**To do:**
Return the lines below exactly, from the first line to the line that contains "width=0.65, color=bar_color, zorder=3)". Leave out pictures.

Start Data block

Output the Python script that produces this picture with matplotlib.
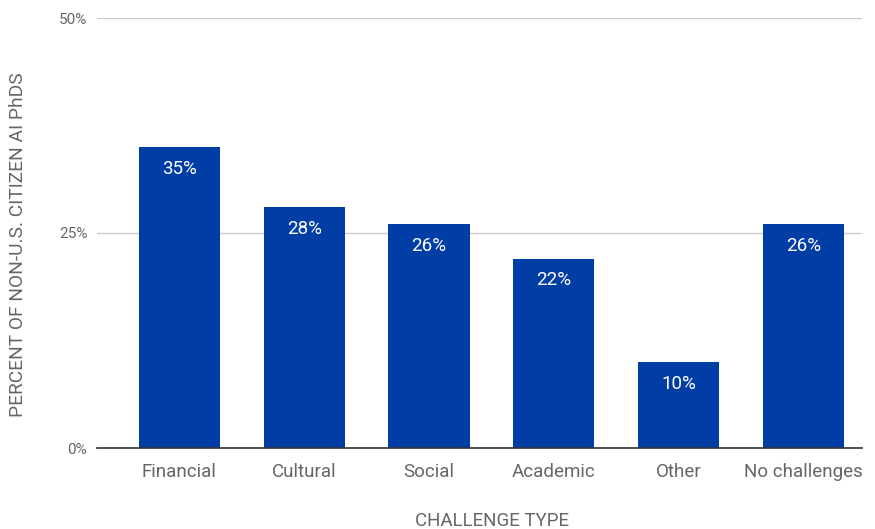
import matplotlib.pyplot as plt
import numpy as np

plt.rcParams['font.family'] = ['Roboto', 'DejaVu Sans']

categories = ["Financial", "Cultural", "Social", "Academic", "Other", "No challenges"]
percents = [35, 28, 26, 22, 10, 26]
yticks = [0, 25, 50]

bar_color = "#003da5"
text_gray = "#666666"

fig = plt.figure(figsize=(8.75, 5.29), dpi=100)
ax = fig.add_axes([97 / 875, 81 / 529, 765 / 875, 430 / 529])

x = np.arange(len(categories))
bars = ax.bar(x, percents, width=0.65, color=bar_color, zorder=3)

# value labels sit just inside the top of each bar
for rect, val in zip(bars, percents):
    ax.annotate(f"{val}%", (rect.get_x() + rect.get_width() / 2, val),
                xytext=(0, -15.5), textcoords="offset points",
                ha="center", va="center", color="white", fontsize=13.5)

ax.set_xlim(-0.66, 5.47)
ax.set_ylim(0, 50)
ax.set_yticks(yticks)
ax.set_yticklabels([f"{t}%" for t in yticks])
ax.set_xticks(x)
ax.set_xticklabels(categories)

ax.grid(axis="y", color="#cccccc", linewidth=1, zorder=0)
for side in ["top", "right", "left"]:
    ax.spines[side].set_visible(False)
ax.spines["bottom"].set_color("#333333")
ax.spines["bottom"].set_linewidth(1.2)
ax.spines["bottom"].set_zorder(4)

ax.tick_params(axis="both", length=0)
ax.tick_params(axis="x", labelsize=13.5, labelcolor=text_gray, pad=11)
ax.tick_params(axis="y", labelsize=11, labelcolor=text_gray, pad=7)

# axis titles placed in figure coordinates
fig.text(492 / 875, 1 - 521 / 529, "CHALLENGE TYPE", fontsize=13.5,
         color=text_gray, ha="center", va="center")
fig.text(18 / 875, 1 - 245 / 529, "PERCENT OF NON-U.S. CITIZEN AI PhDS",
         fontsize=13.8, color=text_gray, ha="center", va="center", rotation=90)

fig.savefig("out.png", dpi=100)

End Data block

**Answer for this exercise:**
Output the Python script that produces this picture with matplotlib.
import matplotlib.pyplot as plt
import numpy as np

plt.rcParams['font.family'] = ['Roboto', 'DejaVu Sans']

categories = ["Financial", "Cultural", "Social", "Academic", "Other", "No challenges"]
percents = [35, 28, 26, 22, 10, 26]
yticks = [0, 25, 50]

bar_color = "#003da5"
text_gray = "#666666"

fig = plt.figure(figsize=(8.75, 5.29), dpi=100)
ax = fig.add_axes([97 / 875, 81 / 529, 765 / 875, 430 / 529])

x = np.arange(len(categories))
bars = ax.bar(x, percents, width=0.65, color=bar_color, zorder=3)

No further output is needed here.